Search code examples
scalafor-loopif-statementwhile-looparraybuffer

Combine multiple sequential entries in Scala/Spark


I have an array of numbers separated by comma as shown:

a:{108,109,110,112,114,115,116,118}

I need the output something like this:

a:{108-110, 112, 114-116, 118}

I am trying to group the continuous numbers with "-" in between. For example, 108,109,110 are continuous numbers, so I get 108-110. 112 is separate entry; 114,115,116 again represents a sequence, so I get 114-116. 118 is separate and treated as such.

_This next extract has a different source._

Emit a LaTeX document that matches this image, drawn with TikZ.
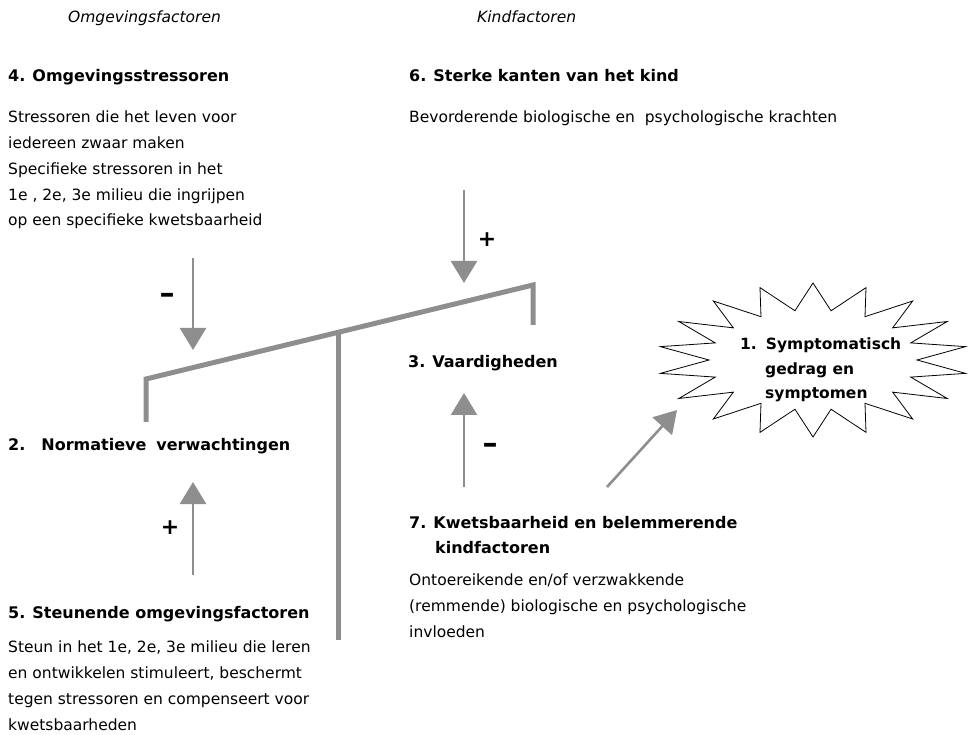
\documentclass[tikz,border=0pt]{standalone}
\usepackage{fontspec}
\setmainfont{DejaVu Sans}
\usetikzlibrary{arrows.meta}
\definecolor{beamgrey}{HTML}{8E8E8E}
\newcommand{\headsize}{\fontsize{16}{25}\selectfont}
\newcommand{\bodysize}{\fontsize{15.5}{25.7}\selectfont}

\begin{document}
\begin{tikzpicture}[x=1pt,y=-1pt,
    head node/.style={anchor=base west,inner sep=0pt,align=left,font=\headsize\bfseries},
    block node/.style={anchor=north west,inner sep=0pt,align=left,font=\headsize\bfseries},
    body node/.style={anchor=north west,inner sep=0pt,align=left,font=\bodysize},
    side node/.style={anchor=base west,inner sep=0pt,font=\bodysize\itshape},
    sign node/.style={inner sep=0pt,font=\fontsize{22}{22}\selectfont\bfseries},
    dash node/.style={inner sep=0pt,font=\fontsize{30}{30}\selectfont\bfseries},
    force/.style={draw=beamgrey,line width=2.6pt,-{Triangle[length=22pt,width=26pt]}},
    beam/.style={draw=beamgrey,line width=5pt}]
    \useasboundingbox (0,0) rectangle (970,735);

    % column titles
    \node[side node] (omg) at (68,23) {Omgevingsfactoren};
    \node[side node] (kind) at (477,23) {Kindfactoren};

    % text blocks
    \node[head node] (4) at (8,82) {4.\hspace{7pt}Omgevingsstressoren};
    \node[body node] (4b) at (8,111) {Stressoren die het leven voor\\iedereen zwaar maken\\Specifieke stressoren in het\\1e , 2e, 3e milieu die ingrijpen\\op een specifieke kwetsbaarheid};
    \node[head node] (6) at (409,82) {6.\hspace{7pt}Sterke kanten van het kind};
    \node[side node,font=\bodysize] (6b) at (409,123) {Bevorderende biologische en \ psychologische krachten};
    \node[head node] (3) at (408,368) {3.\hspace{7pt}Vaardigheden};
    \node[head node] (2) at (8,450) {2.\hspace{16pt}Normatieve\hspace{10pt}verwachtingen};
    \node[head node] (5) at (8,618) {5.\hspace{7pt}Steunende omgevingsfactoren};
    \node[body node] (5b) at (8,641) {Steun in het 1e, 2e, 3e milieu die leren\\en ontwikkelen stimuleert, beschermt\\tegen stressoren en compenseert voor\\kwetsbaarheden};
    \node[block node] (7) at (409,516) {7.\hspace{7pt}Kwetsbaarheid en belemmerende\\\hspace*{26pt}kindfactoren};
    \node[body node] (7b) at (409,574) {Ontoereikende en/of verzwakkende\\(remmende) biologische en psychologische\\invloeden};

    % symptoms burst
    \coordinate (burst) at (813,360);
    \begin{scope}[shift={(burst)}]
      \draw[line width=0.8pt] (10:155 and 77)
        \foreach \a in {30,50,...,370} { -- (\a-10:104 and 50) -- (\a:155 and 77) } -- cycle;
    \end{scope}
    \node[block node,font=\fontsize{15.5}{24.5}\selectfont\bfseries] (1) at (740,338) {1.\hspace{9pt}Symptomatisch\\\hspace*{25pt}gedrag en\\\hspace*{25pt}symptomen};

    % balance
    \coordinate (bl) at (146,422);
    \coordinate (bl top) at (146,379);
    \coordinate (br top) at (533,285);
    \coordinate (br) at (533,325);
    \coordinate (post top) at (338,333);
    \coordinate (post) at (338,640);
    \draw[beam] (bl) -- (bl top) -- (br top) -- (br);
    \draw[beam] (post top) -- (post);

    % influences
    \coordinate (s4) at (193,258);
    \coordinate (t4) at (193,350);
    \coordinate (s6) at (464,190);
    \coordinate (t6) at (464,283);
    \coordinate (s5) at (193,575);
    \coordinate (t5) at (193,482);
    \coordinate (s7) at (464,487);
    \coordinate (t7) at (464,393);
    \coordinate (s1) at (607,487);
    \coordinate (t1) at (677,410);
    \path (s4) edge[force] (t4)
          (s6) edge[force] (t6)
          (s5) edge[force] (t5)
          (s7) edge[force] (t7)
          (s1) edge[force] (t1);

    \node[dash node] (min4) at (167,298) {–};
    \node[sign node] (plus6) at (487,240) {+};
    \node[sign node] (plus5) at (170,528) {+};
    \node[dash node] (min7) at (490,448) {–};
  \end{tikzpicture}
\end{document}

I am doing this in Spark. I wrote the following code:

import scala.collection.mutable.ArrayBuffer

def Sample(x:String):ArrayBuffer[String]={
  val x1 = x.split(",")
  var a:Int = 0
  var present=""
  var next:Int = 0
  var yrTemp = ""
  var yrAr= ArrayBuffer[String]()
  var che:Int = 0
  var storeV = ""
  var p:Int = 0 
  var q:Int = 0

  var count:Int = 1

  while(a < x1.length)
  {
      yrTemp = x1(a)

      if(x1.length == 1)
      {
          yrAr+=x1(a)
      }
      else
      if(a < x1.length - 1)
       {
           present = x1(a)
          if(che == 0)
          {
                storeV = present
          }

          p = x1(a).toInt
          q = x1(a+1).toInt

          if(p == q)
          {
              yrTemp = yrTemp
              che = 1
          }
          else
          if(p != q)
             {
                 yrTemp = storeV + "-" + present 
                 che = 0
                 yrAr+=yrTemp
             }

       }
       else
            if(a == x1.length-1)
            {
                present = x1(a)
                yrTemp = present 
                che = 0
                yrAr+=yrTemp
            }
      a = a+1
  }
yrAr
}
val SampleUDF = udf(Sample(_:String))

I am getting the output as follows:

a:{108-108, 109-109, 110-110, 112, 114-114, 115-115, 116-116, 118}

I am not able to figure out where I am going wrong. Can you please help me in correcting this. TIA.


Solution

  • Here's another way:

    def rangeToString(a: Int, b: Int) = if (a == b) s"$a" else s"$a-$b"
    
    def reduce(xs: Seq[Int], min: Int, max: Int, ranges: Seq[String]): Seq[String] = xs match {
        case y +: ys if (y - max <= 1) => reduce(ys, min, y, ranges)
        case y +: ys                   => reduce(ys, y, y, ranges :+ rangeToString(min, max))
        case Seq()                     => ranges :+ rangeToString(min, max)
    }
    
    def output(xs: Array[Int]) = reduce(xs, xs.head, xs.head, Vector())//.toArray
    

    Which you can test:

    println(output(Array(108,109,110,112,114,115,116,118)))
      // Vector(108-110, 112, 114-116, 118)
    

    Basically this is a tail recursive function - i.e. you take your "variables" as the input, then it calls itself with updated "variables" on each loop. So here xs is your array, min and max are integers used to keep track of the lowest and highest numbers so far, and ranges is the output sequence of Strings that gets added to when required.

    The first pattern (y being the first element, and ys being the rest of the sequence - because that's how the +: extractor works) is matched if there's at least one element (ys can be an empty list) and it follows on from the previous maximum.

    The second is if it doesn't follow on, and needs to reset the minimum and add the completed range to the output.

    The third case is where we've got to the end of the input and just output the result, rather than calling the loop again.

    Internet karma points to anyone who can work out how to eliminate the duplication of ranges :+ rangeToString(min, max)!